The Rhodes Scholarship allows each recipient to study for two years for free at Oxford University in the United Kingdom. Xu, who is also a Crimson editor, is among eight Harvard students or alums who have won the scholarship this year.
An applied math and economics concentrator, Xu described the United States educational system as very different from the system in New Zealand. He said Harvard has been “quite a good experience in the sense that you get to see another way of looking at education.”
McKay Professor of Computer Science Harry R. Lewis ’68, who wrote one of Xu’s recommendations, described him as a “remarkable” student.
“He is an amazing guy.

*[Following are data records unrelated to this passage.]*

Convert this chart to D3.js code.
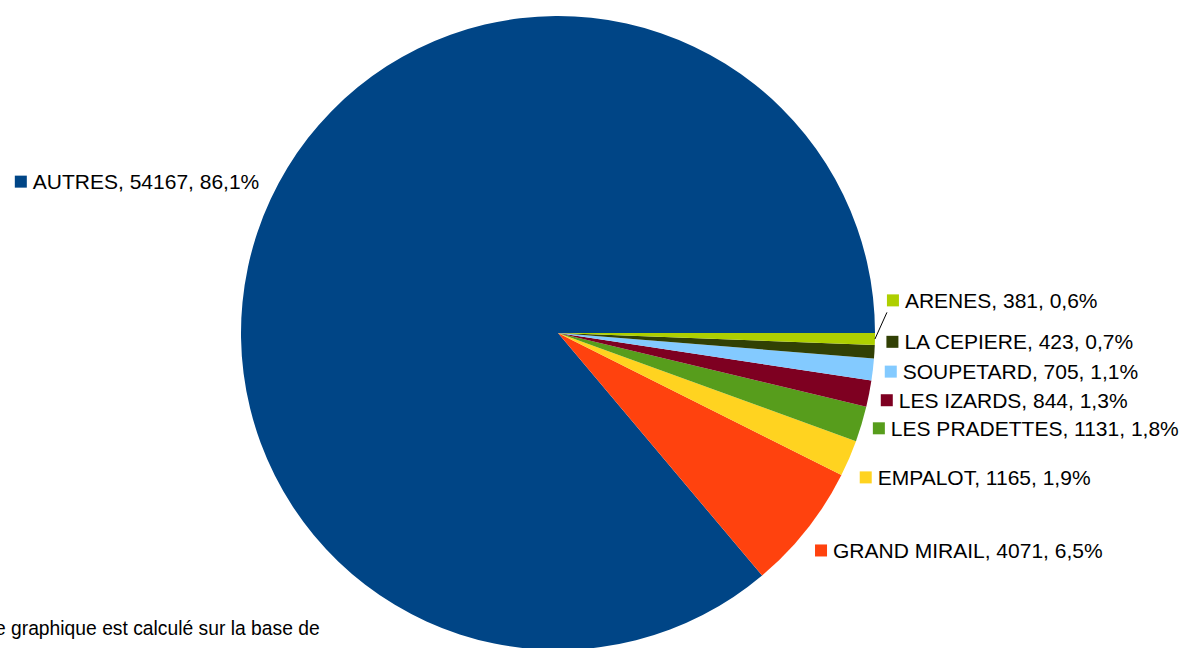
<!DOCTYPE html>
<html>
<head>
<meta charset="utf-8">
<script src="https://cdn.jsdelivr.net/npm/d3@7"></script>
<style>
  body { margin: 0; background: #fff; }
  svg { display: block; font-family: 'Liberation Sans', Arial, sans-serif; }
</style>
</head>
<body>
<div id="chart"></div>
<script>
// data (LibreOffice order: drawn counter-clockwise from 3 o'clock)
const names = ['AUTRES', 'GRAND MIRAIL', 'EMPALOT', 'LES PRADETTES',
  'LES IZARDS', 'SOUPETARD', 'LA CEPIERE', 'ARENES'];
const counts = [54167, 4071, 1165, 1131, 844, 705, 423, 381];
const colors = ['#004586', '#ff420e', '#ffd320', '#579d1c',
  '#7e0021', '#83caff', '#314004', '#aecf00'];
// manual vertical nudge of each label, same order as names
const labelShift = [-10, 10, 12, -1, 3, 0, -11, -39];
const note = 'Ce graphique est calculé sur la base de';

const s = {
  width: 1188,
  height: 648,
  cx: 558,
  cy: 333,
  r: 317,
  labelR: 335,
  fontSize: 21
};

const svg = d3.select('#chart').append('svg')
  .attr('width', s.width)
  .attr('height', s.height);

const rows = names.map((n, i) => ({name: n, value: counts[i], color: colors[i], shift: labelShift[i]}));
const total = d3.sum(counts);

const pie = d3.pie()
  .sort(null)
  .value(d => d.value)
  .startAngle(Math.PI / 2)
  .endAngle(Math.PI / 2 - 2 * Math.PI);
const arcs = pie(rows);

const arc = d3.arc().innerRadius(0).outerRadius(s.r);

const g = svg.append('g')
  .attr('transform', `translate(${s.cx}, ${s.cy})`);

g.selectAll('path.slice')
  .data(arcs)
  .join('path')
  .attr('class', 'slice')
  .attr('d', arc)
  .style('fill', d => d.data.color);

// labels
const fmtPct = v => (Math.round(v * 1000) / 10).toFixed(1).replace('.', ',') + '%';
const sq = 12;
const gap = 6;

const labels = g.selectAll('g.label')
  .data(arcs)
  .join('g')
  .attr('class', 'label');

labels.each(function(d) {
  const a = (d.startAngle + d.endAngle) / 2;
  const ax = s.labelR * Math.sin(a);
  const ay = -s.labelR * Math.cos(a) + d.data.shift;
  const right = ax > 0;
  const el = d3.select(this);
  const txt = `${d.data.name}, ${d.data.value}, ${fmtPct(d.data.value / total)}`;

  const t = el.append('text')
    .attr('y', ay + 7.5)
    .style('font-size', `${s.fontSize}px`)
    .style('fill', '#000')
    .text(txt);

  let sx;
  if (right) {
    sx = ax - sq / 2;
    t.attr('x', sx + sq + gap);
  } else {
    const w = t.node().getComputedTextLength();
    const endX = ax + 5;
    t.attr('x', endX - w);
    sx = endX - w - gap - sq;
  }
  el.insert('rect', 'text')
    .attr('x', sx)
    .attr('y', ay - sq / 2)
    .attr('width', sq)
    .attr('height', sq)
    .style('fill', d.data.color);

  // leader line when the label moved far from its slice
  if (Math.abs(d.data.shift) > 20) {
    el.append('line')
      .attr('x1', s.r * Math.sin(a))
      .attr('y1', -s.r * Math.cos(a))
      .attr('x2', sx)
      .attr('y2', ay + sq / 2 + 6)
      .style('stroke', '#000')
      .style('stroke-width', 1);
  }
});

// footnote, cut by the left border as in the source
svg.append('text')
  .attr('x', -19)
  .attr('y', 635)
  .style('font-size', '19.3px')
  .style('fill', '#000')
  .text(note);
</script>
</body>
</html>
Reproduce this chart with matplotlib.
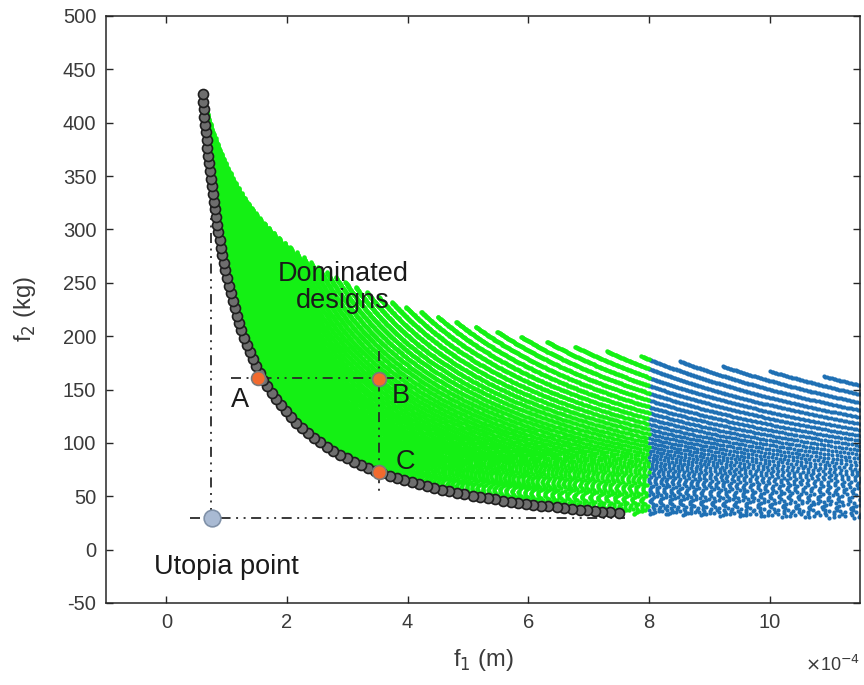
import numpy as np
import matplotlib
matplotlib.use("Agg")
import matplotlib.pyplot as plt

plt.rcParams["font.family"] = ["Liberation Sans", "DejaVu Sans"]
plt.rcParams["lines.scale_dashes"] = False
plt.rcParams["axes.unicode_minus"] = False

# beam design grid (width b, height h in mm) swept for the design space
B_MM = np.arange(4.0, 50.001, 0.125)
H_MM = np.arange(30.0, 92.001, 1.0)
B_MAX, H_MAX = 50.0, 92.0
F1_TOP = 0.60      # deflection at b=B_MAX, h=H_MAX  (x1e-4 m)
F2_TOP = 427.0     # mass at b=B_MAX, h=H_MAX  (kg)
F1_LIMIT = 8.0     # designs with larger deflection drawn blue
N_PARETO = 90

# marked designs
POINT_NAMES = ["A", "B", "C"]
POINT_F1 = [1.52, 3.53, 3.53]
POINT_F2 = [161.0, 160.0, 73.0]
UTOPIA_F1, UTOPIA_F2 = 0.75, 30.0

# dash-dot guide lines: (x0, x1, y0, y1)
GUIDES = [
    (0.74, 0.74, 30.0, 345.0),
    (0.40, 7.60, 30.0, 30.0),
    (1.07, 4.00, 161.0, 161.0),
    (3.53, 3.53, 186.0, 50.0),
]


def objectives(b, h):
    f1 = F1_TOP * (B_MAX / b) * (H_MAX / h) ** 3
    f2 = F2_TOP * (b / B_MAX) * (h / H_MAX)
    return f1, f2


bb, hh = np.meshgrid(B_MM, H_MM)
f1, f2 = objectives(bb.ravel(), hh.ravel())
ok = f1 <= F1_LIMIT

# pareto set: h = H_MAX, spread evenly along the curve on screen
b_line = np.linspace(B_MM[0], B_MAX, 4000)
p1, p2 = objectives(b_line, np.full_like(b_line, H_MAX))
arc = np.concatenate([[0], np.cumsum(np.hypot(np.diff(p1) * 60.3, np.diff(p2) * 1.067))])
idx = np.searchsorted(arc, np.linspace(0, arc[-1], N_PARETO))
idx = np.clip(idx, 0, len(arc) - 1)

fig = plt.figure(figsize=(8.64, 6.85), dpi=100)
ax = fig.add_axes([106 / 864, 1 - 603 / 685, 754 / 864, 587 / 685])

ax.plot(f1[~ok], f2[~ok], ls="none", marker="o", ms=3.0, mew=0,
        color="#1f70b4", zorder=1)
ax.plot(f1[ok], f2[ok], ls="none", marker="o", ms=3.2, mew=0,
        color="#14f014", zorder=2)

for x0, x1, y0, y1 in GUIDES:
    ln, = ax.plot([x0, x1], [y0, y1], color="#2a2a2a", lw=1.3, zorder=3)
    ln.set_dashes([7.2, 4.0, 1.4, 4.0, 1.4, 4.0])

ax.plot(p1[idx], p2[idx], ls="none", marker="o", ms=7.2, mfc="#6e6e6e",
        mec="#1e1e1e", mew=1.2, zorder=4)
ax.plot(POINT_F1, POINT_F2, ls="none", marker="o", ms=10, mfc="#f26a2e",
        mec="#7a7a7a", mew=1.2, zorder=5)
ax.plot([UTOPIA_F1], [UTOPIA_F2], ls="none", marker="o", ms=12,
        mfc="#a9bad3", mec="#8091a8", mew=1.2, zorder=5)

txt = dict(fontsize=19.5, color="#1a1a1a", ha="center", va="center", zorder=6)
ax.text(1.23, 140, POINT_NAMES[0], **txt)
ax.text(3.88, 144, POINT_NAMES[1], **txt)
ax.text(3.96, 82, POINT_NAMES[2], **txt)
ax.text(2.93, 246, "Dominated\ndesigns", linespacing=1.05, **txt)
ax.text(0.99, -16, "Utopia point", **txt)

ax.set_xlim(-1, 11.5)
ax.set_ylim(-50, 500)
ax.set_xticks(np.arange(0, 11, 2))
ax.set_yticks(np.arange(-50, 501, 50))
ax.tick_params(direction="in", length=5, width=1, top=True, right=True,
               labelsize=14.5, labelcolor="#3a3a3a", color="#262626", pad=7)
for sp in ax.spines.values():
    sp.set_color("#262626")
    sp.set_linewidth(1.1)

ax.set_xlabel("f$_1$ (m)", fontsize=17, color="#3a3a3a", labelpad=11)
ax.set_ylabel("f$_2$ (kg)", fontsize=17, color="#3a3a3a", labelpad=18)
fig.text(0.995, 0.015, r"$\times$10$^{-4}$", fontsize=13, color="#3a3a3a",
         ha="right", va="bottom")

fig.savefig("out.png", dpi=100)
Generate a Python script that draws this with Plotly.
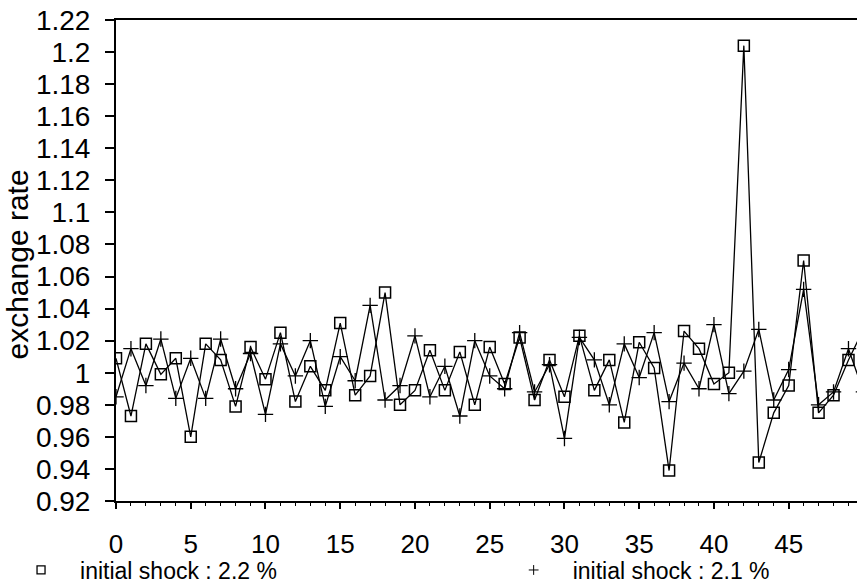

He is extremely smart [and a] very good student in my computer science class,” Lewis said. “But he is most interesting because of his background in coming from New Zealand to Harvard and then really becoming deeply interested in international affairs and how they relate to the national affairs of his country.”
Currently Xu is spending the semester abroad in Paris, where he is working as a research intern at the Organization for Economic Cooperation and Development (OECD) and taking two art classes.
“That really took some initiative to line up and go do,” said Lewis of Xu’s work at the OECD.
“The thing that makes him really remarkable is the breadth of his international interests on top of his very significant technical and scientific knowledge and expertise,” Lewis said. “He is a genuine citizen of the world.”
At Oxford, Xu plans to pursue an M.Phil. in economics with a thesis based on capital flow between advanced economies and developing nations.
After Oxford, Xu is unsure what he will do. “In the short run, I am looking to keep my options open. Maybe I will continue studying [or] maybe I’ll work after my time at Oxford,” said Xu.
But his long-term goals are pretty clear.
“In the future, I will go into public service in New Zealand,” Xu said. “A good place to start is the Reserve Bank or the Treasury.”
Xu said he applied for the scholarship on the advice of his host family, a local family that Harvard assigns to help ease international students’ transition to Harvard.
“About this time last year, I was talking to my host family and they suggested I look into this,” Xu said.
Xu described a long application process that included the submission of a lengthy resume, six references and an application essay—as well as an extended interview process. Because Xu is an international student, he did not need approval from Harvard College to apply.
“There were seven people in the [final] round of interviews, one of whom I sat next to on the airplane going to the interview,” said Xu. “There were also seven people in the selection committee. After a whole day of interviews, they put everyone in a big room. The Governor-General came forward…and read the names of three people [who had won the Rhodes Scholarship]. It was very tense.”